Goal:
Copy all lines of the listing that include the string "this".
# start of Extracted entries
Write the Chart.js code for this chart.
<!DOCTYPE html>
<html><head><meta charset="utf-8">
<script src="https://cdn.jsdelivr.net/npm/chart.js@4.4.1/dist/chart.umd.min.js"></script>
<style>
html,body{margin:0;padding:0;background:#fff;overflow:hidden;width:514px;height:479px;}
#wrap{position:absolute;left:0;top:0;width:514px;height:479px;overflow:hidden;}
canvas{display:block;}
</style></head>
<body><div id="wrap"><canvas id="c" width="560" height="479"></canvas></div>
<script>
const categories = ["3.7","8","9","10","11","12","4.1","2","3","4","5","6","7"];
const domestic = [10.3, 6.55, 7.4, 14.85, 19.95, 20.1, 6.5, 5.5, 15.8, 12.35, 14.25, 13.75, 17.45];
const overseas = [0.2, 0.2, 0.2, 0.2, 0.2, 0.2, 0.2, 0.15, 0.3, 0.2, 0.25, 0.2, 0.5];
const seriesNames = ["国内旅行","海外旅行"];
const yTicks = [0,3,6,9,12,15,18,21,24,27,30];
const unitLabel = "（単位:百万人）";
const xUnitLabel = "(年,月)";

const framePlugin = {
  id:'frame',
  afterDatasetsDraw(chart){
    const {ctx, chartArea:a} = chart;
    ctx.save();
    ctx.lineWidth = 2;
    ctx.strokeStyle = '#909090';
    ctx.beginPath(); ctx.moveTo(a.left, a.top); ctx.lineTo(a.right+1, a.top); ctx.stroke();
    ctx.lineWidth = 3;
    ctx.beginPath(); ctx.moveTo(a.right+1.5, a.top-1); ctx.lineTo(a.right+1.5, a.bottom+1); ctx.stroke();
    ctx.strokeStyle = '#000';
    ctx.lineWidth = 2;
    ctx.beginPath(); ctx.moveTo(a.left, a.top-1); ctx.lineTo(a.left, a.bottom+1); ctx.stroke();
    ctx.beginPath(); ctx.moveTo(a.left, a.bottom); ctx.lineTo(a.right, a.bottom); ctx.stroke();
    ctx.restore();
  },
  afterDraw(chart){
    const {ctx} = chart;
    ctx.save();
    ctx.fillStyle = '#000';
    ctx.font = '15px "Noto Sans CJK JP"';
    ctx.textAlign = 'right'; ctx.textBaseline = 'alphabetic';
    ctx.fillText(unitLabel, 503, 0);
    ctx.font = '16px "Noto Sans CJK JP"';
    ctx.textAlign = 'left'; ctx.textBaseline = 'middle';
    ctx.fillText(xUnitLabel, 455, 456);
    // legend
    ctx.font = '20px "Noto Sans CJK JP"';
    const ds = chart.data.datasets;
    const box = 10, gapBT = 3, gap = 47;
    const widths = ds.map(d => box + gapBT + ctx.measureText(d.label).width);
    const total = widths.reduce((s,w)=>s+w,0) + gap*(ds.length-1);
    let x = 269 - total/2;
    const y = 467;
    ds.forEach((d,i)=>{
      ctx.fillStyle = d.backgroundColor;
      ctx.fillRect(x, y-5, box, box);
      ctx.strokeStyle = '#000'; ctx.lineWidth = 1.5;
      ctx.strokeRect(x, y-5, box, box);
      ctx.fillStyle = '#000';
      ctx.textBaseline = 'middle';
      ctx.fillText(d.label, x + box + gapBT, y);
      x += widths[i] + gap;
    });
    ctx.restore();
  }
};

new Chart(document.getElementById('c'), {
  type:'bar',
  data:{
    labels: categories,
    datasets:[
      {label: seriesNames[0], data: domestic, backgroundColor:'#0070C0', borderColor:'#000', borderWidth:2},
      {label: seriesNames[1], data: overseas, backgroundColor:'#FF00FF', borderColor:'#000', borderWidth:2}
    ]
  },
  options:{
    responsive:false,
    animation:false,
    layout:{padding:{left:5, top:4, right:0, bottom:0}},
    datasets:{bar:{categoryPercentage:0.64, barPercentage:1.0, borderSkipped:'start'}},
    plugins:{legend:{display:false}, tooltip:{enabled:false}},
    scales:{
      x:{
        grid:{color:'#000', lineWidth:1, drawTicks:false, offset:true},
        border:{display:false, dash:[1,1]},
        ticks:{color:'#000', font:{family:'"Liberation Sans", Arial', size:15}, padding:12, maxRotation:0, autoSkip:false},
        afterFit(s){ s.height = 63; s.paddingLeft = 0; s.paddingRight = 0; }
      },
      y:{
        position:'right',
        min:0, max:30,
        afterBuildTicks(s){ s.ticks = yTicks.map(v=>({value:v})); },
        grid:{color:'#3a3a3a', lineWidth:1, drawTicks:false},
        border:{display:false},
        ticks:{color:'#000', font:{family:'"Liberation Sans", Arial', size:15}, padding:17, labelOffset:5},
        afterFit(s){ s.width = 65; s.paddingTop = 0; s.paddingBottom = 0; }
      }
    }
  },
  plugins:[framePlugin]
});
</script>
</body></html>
# end of Extracted entries
# start of Extracted entries
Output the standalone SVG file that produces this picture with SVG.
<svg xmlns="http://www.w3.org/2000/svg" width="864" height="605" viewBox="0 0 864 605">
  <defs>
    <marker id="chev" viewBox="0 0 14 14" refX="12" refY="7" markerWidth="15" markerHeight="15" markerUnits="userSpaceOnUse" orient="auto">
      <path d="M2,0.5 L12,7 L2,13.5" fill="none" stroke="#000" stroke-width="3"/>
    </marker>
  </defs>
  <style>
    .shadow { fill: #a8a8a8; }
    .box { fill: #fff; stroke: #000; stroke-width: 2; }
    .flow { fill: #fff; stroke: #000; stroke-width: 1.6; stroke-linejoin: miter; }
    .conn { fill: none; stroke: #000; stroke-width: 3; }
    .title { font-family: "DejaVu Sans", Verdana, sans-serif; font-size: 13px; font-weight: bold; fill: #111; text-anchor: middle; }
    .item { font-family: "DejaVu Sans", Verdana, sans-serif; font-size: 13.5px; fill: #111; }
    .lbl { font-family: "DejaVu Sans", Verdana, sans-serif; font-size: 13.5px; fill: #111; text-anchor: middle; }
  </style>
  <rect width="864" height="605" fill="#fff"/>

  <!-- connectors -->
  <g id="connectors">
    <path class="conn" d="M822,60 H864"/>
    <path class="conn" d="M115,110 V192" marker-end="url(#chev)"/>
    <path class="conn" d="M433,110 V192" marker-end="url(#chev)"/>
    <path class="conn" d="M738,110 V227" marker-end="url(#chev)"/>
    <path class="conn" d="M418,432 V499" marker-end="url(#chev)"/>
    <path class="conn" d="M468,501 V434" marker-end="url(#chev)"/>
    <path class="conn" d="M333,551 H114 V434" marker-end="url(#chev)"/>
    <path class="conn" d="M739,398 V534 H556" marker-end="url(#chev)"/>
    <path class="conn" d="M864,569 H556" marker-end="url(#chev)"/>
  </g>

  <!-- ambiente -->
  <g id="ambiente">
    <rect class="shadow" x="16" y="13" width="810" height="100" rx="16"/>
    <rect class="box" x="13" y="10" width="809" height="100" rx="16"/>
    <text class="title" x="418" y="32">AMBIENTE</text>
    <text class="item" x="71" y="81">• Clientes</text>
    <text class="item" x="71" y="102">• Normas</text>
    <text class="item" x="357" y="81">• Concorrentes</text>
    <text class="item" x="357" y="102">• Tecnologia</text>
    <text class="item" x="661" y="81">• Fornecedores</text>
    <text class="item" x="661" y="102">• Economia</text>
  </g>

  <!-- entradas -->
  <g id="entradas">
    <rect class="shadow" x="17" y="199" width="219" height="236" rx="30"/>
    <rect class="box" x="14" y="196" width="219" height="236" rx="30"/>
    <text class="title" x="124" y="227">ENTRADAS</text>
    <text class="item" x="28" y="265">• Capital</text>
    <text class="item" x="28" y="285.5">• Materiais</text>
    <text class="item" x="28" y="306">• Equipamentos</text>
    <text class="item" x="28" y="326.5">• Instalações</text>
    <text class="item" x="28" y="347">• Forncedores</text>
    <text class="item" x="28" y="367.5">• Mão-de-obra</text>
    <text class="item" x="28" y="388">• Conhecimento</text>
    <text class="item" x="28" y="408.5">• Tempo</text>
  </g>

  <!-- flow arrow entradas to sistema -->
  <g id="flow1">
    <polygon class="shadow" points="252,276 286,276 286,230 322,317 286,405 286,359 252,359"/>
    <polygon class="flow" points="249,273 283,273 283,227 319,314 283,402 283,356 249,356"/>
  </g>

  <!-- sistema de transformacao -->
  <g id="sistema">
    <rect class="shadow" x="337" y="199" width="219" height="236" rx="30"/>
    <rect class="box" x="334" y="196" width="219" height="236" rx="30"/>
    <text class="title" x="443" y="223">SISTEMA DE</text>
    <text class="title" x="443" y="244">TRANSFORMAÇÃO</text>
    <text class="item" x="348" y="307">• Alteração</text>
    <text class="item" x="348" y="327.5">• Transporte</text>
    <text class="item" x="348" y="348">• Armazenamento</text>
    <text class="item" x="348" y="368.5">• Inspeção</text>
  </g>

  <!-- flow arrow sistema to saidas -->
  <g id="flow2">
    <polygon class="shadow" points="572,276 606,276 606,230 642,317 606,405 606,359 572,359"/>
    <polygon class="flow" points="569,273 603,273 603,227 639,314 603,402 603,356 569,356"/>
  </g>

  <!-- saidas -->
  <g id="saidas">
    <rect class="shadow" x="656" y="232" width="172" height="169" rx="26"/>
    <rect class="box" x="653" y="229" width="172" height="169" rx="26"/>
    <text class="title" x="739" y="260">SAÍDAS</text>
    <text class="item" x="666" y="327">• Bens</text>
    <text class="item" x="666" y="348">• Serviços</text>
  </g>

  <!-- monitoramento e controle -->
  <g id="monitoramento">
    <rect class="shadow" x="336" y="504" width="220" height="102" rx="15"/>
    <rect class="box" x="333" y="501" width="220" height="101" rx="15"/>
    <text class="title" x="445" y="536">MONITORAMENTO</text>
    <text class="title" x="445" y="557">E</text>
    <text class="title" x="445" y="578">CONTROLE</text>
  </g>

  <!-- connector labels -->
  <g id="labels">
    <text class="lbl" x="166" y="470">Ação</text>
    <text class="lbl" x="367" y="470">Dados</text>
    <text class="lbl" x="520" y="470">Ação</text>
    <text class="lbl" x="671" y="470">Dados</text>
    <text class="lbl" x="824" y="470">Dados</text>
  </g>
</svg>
# end of Extracted entries
Result:
Write the Chart.js code for this chart.
Output the standalone SVG file that produces this picture with SVG.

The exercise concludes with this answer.